Retirement Tip of the Week: While saving for retirement, weigh the pros and cons of using different types of accounts for investing, and what the tax implications of those accounts may be. This way, when it comes time to spend your hard-earned savings, you’re doing it in the most tax-efficient way possible.
Individual retirement accounts, and even some 401(k) plans, are divided into two types: traditional accounts, which use pre-tax dollars, and Roth accounts, where contributions are made with after-tax dollars. At distribution, withdrawals from traditional accounts are taxed, whereas with Roths, they are not.
There’s no one right answer when deciding to go with a traditional or Roth account, and not all experts agree on which to use. Personal finance guru Suze Orman has suggested Americans steer clear of traditional accounts, but financial planners say they serve a purpose.
Traditional accounts are a good choice for people who are in a high tax bracket today and expect to be in a low tax bracket in retirement, because those contributions aren’t being taxed at the higher rate now. Taxpayers are eligible for deductions based on their income, and Roth accounts do not allow for any deductions.
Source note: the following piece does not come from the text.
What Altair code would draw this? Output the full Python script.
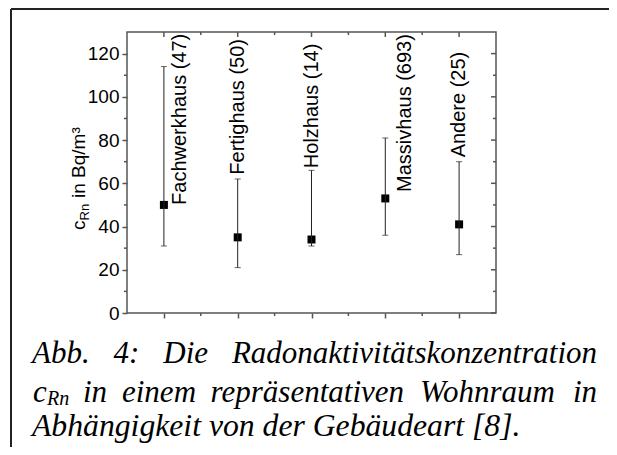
import altair as alt
import pandas as pd

# ---------------- data ----------------
categories = ["Fachwerkhaus", "Fertighaus", "Holzhaus", "Massivhaus", "Andere"]
counts = [47, 50, 14, 693, 25]
positions = [1, 2, 3, 4, 5]
center_vals = [50, 35, 34, 53, 41]
low_vals = [31, 21, 31, 36, 27]
high_vals = [114, 62, 66, 81, 70]
label_x = [1.22, 2.0, 3.01, 4.27, 5.0]
label_y = [50, 64, 67, 56, 72]

y_major = [0, 20, 40, 60, 80, 100, 120]
y_minor = [10, 30, 50, 70, 90, 110]
x_major = [1, 2, 3, 4, 5]
x_minor = [1.5, 2.5, 3.5, 4.5]

y_title_parts = ["c", "Rn", "in Bq/m³"]
caption_line1 = ["Abb.", "4:", "Die", "Radonaktivitätskonzentration"]
caption_line2 = ["c", "Rn", "in", "einem", "repräsentativen", "Wohnraum", "in"]
caption_line3 = "Abhängigkeit von der Gebäudeart [8]."

# ---------------- layout ----------------
W, H = 369, 281
SANS = "Liberation Sans"
SERIF = "Liberation Serif"
AX = "#555555"

df = pd.DataFrame({
    "cat": categories,
    "n": counts,
    "pos": positions,
    "val": center_vals,
    "low": low_vals,
    "high": high_vals,
    "lx": label_x,
    "ly": label_y,
})
df["label"] = [f"{c} ({n})" for c, n in zip(categories, counts)]

xs = alt.Scale(domain=[0.5, 5.5], nice=False, zero=False)
ys = alt.Scale(domain=[0, 130], nice=False, zero=False)

base = alt.Chart(df)

points = base.mark_point(shape="square", filled=True, size=64, color="black", opacity=1).encode(
    x=alt.X("pos:Q", scale=xs, axis=alt.Axis(values=x_major, labels=False, ticks=True, tickSize=5,
                                               tickColor=AX, tickWidth=1.5, domain=False, grid=False, title=None)),
    y=alt.Y("val:Q", scale=ys, axis=alt.Axis(values=y_major, tickSize=5, tickColor=AX, tickWidth=1.5,
                                               domain=False, grid=False, title=None, labelFont=SANS,
                                               labelFontSize=19, labelColor="black", labelPadding=3)),
)

bars = base.mark_rule(color="#222222", strokeWidth=1).encode(
    x=alt.X("pos:Q", scale=xs), y=alt.Y("low:Q", scale=ys), y2="high:Q"
)
cap_low = base.mark_tick(orient="horizontal", size=6, thickness=1, color="#222222").encode(
    x=alt.X("pos:Q", scale=xs), y=alt.Y("low:Q", scale=ys)
)
cap_high = base.mark_tick(orient="horizontal", size=6, thickness=1, color="#222222").encode(
    x=alt.X("pos:Q", scale=xs), y=alt.Y("high:Q", scale=ys)
)

labels = base.mark_text(angle=270, align="left", baseline="middle", font=SANS, fontSize=20, color="black").encode(
    x=alt.X("lx:Q", scale=xs), y=alt.Y("ly:Q", scale=ys), text="label:N"
)

# minor / mirrored ticks
dymin = pd.DataFrame({"v": y_minor})
dymaj = pd.DataFrame({"v": y_major})
dxmin = pd.DataFrame({"v": x_minor})
dxmaj = pd.DataFrame({"v": x_major})

left_minor = alt.Chart(dymin).mark_rule(color=AX, strokeWidth=1.5).encode(
    y=alt.Y("v:Q", scale=ys), x=alt.value(-3), x2=alt.value(0))
right_major = alt.Chart(dymaj).mark_rule(color=AX, strokeWidth=1.5).encode(
    y=alt.Y("v:Q", scale=ys), x=alt.value(W - 5), x2=alt.value(W))
right_minor = alt.Chart(dymin).mark_rule(color=AX, strokeWidth=1.5).encode(
    y=alt.Y("v:Q", scale=ys), x=alt.value(W - 3), x2=alt.value(W))
bottom_minor = alt.Chart(dxmin).mark_rule(color=AX, strokeWidth=1.5).encode(
    x=alt.X("v:Q", scale=xs), y=alt.value(H), y2=alt.value(H + 3))
top_major = alt.Chart(dxmaj).mark_rule(color=AX, strokeWidth=1.5).encode(
    x=alt.X("v:Q", scale=xs), y=alt.value(0), y2=alt.value(5))
top_minor = alt.Chart(dxmin).mark_rule(color=AX, strokeWidth=1.5).encode(
    x=alt.X("v:Q", scale=xs), y=alt.value(0), y2=alt.value(3))

dummy = pd.DataFrame({"a": [0]})

def txt(s, x, y, size, font=SANS, angle=0, style="normal", align="left", baseline="alphabetic"):
    kw = dict(font=font, fontSize=size, color="black", align=align, baseline=baseline, fontStyle=style)
    if angle:
        kw["angle"] = angle
    return alt.Chart(dummy).mark_text(**kw).encode(x=alt.value(x), y=alt.value(y), text=alt.value(s))

# y-axis title with subscript (rotated)
ytitle = [
    txt(y_title_parts[0], -42, 198, 19, angle=270),
    txt(y_title_parts[1], -38, 188.5, 13, angle=270),
    txt(y_title_parts[2], -42, 166, 19, angle=270),
]

# frame lines of the figure box (left edge and top edge)
frame = [
    alt.Chart(dummy).mark_rule(color="#222222", strokeWidth=2).encode(
        x=alt.value(-116), y=alt.value(-23), y2=alt.value(430)),
    alt.Chart(dummy).mark_rule(color="#222222", strokeWidth=2).encode(
        y=alt.value(-23), x=alt.value(-116), x2=alt.value(482)),
]

# caption (justified by placing words; plot-area-relative pixel positions)
CS = 31
b1, b2, b3 = 331, 370, 404
cap = [
    txt(caption_line1[0], -95, b1, CS, SERIF, style="italic"),
    txt(caption_line1[1], -13.4, b1, CS, SERIF, style="italic"),
    txt(caption_line1[2], 36.3, b1, CS, SERIF, style="italic"),
    txt(caption_line1[3], 470, b1, CS, SERIF, style="italic", align="right"),
    txt(caption_line2[0], -94, b2, CS, SERIF, style="italic"),
    txt(caption_line2[1], -80, b2 + 3, 20, SERIF, style="italic"),
    txt(caption_line2[2], -44, b2, CS, SERIF, style="italic"),
    txt(caption_line2[3], -5, b2, CS, SERIF, style="italic"),
    txt(caption_line2[4], 83.6, b2, CS, SERIF, style="italic"),
    txt(caption_line2[5], 293, b2, CS, SERIF, style="italic"),
    txt(caption_line2[6], 470, b2, CS, SERIF, style="italic", align="right"),
    txt(caption_line3, -95, b3, 31.7, SERIF, style="italic"),
]

chart = alt.layer(
    points, bars, cap_low, cap_high, labels,
    left_minor, right_major, right_minor, bottom_minor, top_major, top_minor,
    *ytitle, *frame, *cap,
).properties(
    width=W, height=H,
    autosize=alt.AutoSizeParams(type="none"),
    padding={"left": 119, "top": 24, "right": 113, "bottom": 134},
    background="white",
).configure_view(stroke=AX, strokeWidth=1.5)

chart.save("out.html", embed_options={"renderer": "svg", "actions": False})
Traditional accounts also allow for more of a contribution to grow with compound interest, unlike the Roth account, where there’s less money from the contribution going into the account because it’s already been taxed.
On the flip side, Roth accounts are a solid choice for people who are in a lower tax bracket now and expect to be in a higher tax bracket in retirement. Regardless how high their bracket is when they’ve retired, they won’t have to pay taxes on the distributions (assuming they adhere to the rules of Roth distributions — here’s more on that from the IRS). Investors might have an easier time withdrawing funds before retirement age from a Roth, unlike traditional accounts, depending on how long the account has been open, how much of the withdrawal is contributions versus earnings and what expenses the distributions are going toward. Taxpayers are subject to income limits to contribute to a Roth IRA.
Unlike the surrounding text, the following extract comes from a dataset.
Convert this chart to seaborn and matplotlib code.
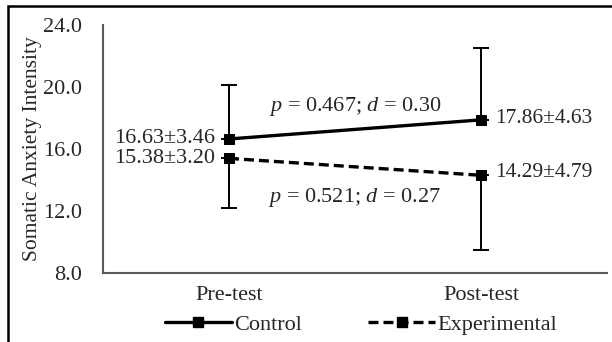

Individuals have required minimum distributions beginning at age 72 for traditional individual retirement accounts and 401(k) plans, but Roth IRAs do not. The rule does apply to Roth 401(k) plans however.
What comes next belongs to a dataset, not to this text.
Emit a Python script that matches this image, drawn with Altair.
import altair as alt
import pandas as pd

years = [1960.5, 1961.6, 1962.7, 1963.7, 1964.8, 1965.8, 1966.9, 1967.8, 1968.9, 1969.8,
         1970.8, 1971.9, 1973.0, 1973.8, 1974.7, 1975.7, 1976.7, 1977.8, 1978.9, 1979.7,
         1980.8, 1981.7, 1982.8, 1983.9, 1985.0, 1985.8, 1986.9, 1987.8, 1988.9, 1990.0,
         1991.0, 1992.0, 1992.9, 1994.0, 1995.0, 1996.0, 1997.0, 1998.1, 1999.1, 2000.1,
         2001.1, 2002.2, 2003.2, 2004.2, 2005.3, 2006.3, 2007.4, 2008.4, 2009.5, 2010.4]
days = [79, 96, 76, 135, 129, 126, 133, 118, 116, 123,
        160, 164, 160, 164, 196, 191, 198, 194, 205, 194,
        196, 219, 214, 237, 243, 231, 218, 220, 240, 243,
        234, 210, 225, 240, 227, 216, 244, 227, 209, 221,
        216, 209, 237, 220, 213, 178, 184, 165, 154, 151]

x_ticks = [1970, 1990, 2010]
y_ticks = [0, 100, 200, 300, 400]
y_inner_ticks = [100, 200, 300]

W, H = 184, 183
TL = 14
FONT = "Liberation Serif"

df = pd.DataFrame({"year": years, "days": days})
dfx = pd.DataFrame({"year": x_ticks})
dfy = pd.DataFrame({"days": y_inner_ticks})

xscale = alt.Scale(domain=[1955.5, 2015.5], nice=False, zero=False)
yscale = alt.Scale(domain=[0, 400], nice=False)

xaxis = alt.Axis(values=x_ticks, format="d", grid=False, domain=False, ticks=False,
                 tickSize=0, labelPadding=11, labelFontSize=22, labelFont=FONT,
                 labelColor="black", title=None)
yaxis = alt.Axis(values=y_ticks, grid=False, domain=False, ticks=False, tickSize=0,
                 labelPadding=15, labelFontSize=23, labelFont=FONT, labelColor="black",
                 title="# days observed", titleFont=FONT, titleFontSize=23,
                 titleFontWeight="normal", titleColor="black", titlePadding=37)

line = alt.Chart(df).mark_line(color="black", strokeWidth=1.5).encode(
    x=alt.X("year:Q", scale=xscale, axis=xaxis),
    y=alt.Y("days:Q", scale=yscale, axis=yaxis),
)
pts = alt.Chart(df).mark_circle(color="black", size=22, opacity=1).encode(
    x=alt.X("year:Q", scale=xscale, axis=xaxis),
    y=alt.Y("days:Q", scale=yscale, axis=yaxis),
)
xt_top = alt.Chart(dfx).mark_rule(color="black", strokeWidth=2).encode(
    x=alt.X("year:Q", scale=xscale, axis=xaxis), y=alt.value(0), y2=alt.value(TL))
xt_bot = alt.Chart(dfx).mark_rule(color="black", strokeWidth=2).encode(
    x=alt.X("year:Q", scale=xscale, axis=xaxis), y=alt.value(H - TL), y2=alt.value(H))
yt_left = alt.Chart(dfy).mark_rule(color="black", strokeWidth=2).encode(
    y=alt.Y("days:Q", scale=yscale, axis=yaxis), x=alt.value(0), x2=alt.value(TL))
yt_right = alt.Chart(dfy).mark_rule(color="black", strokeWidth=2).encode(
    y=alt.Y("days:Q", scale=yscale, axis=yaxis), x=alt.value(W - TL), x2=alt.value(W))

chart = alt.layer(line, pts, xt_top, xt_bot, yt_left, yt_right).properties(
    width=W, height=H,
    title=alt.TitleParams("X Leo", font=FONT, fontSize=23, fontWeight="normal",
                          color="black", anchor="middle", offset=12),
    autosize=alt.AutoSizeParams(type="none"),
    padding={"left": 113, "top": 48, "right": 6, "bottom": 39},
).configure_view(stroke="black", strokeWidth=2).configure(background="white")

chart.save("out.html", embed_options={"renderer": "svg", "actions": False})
Want to take advantage of your current tax situation? Americans have until the tax filing deadline to fund an IRA for the previous year. For example, those who want to fund an IRA for 2020 would have until May 17, 2021 to contribute to their 2020 IRA. The IRA announced the tax filing deadline had been pushed forward a month, from April to May.
To contribute to an IRA, individuals must have earned income. For 2020 and 2021, workers can contribute a maximum of $6,000 to a traditional or Roth account, and an additional $1,000 if they are 50 or older. Traditional accounts are subject to income limits for deductions — which means they can still contribute above those thresholds but won’t be eligible for any deductions come tax time. To contribute to a Roth IRA, workers must earn no more than $140,000 if filing single and $208,000 if married filing joint.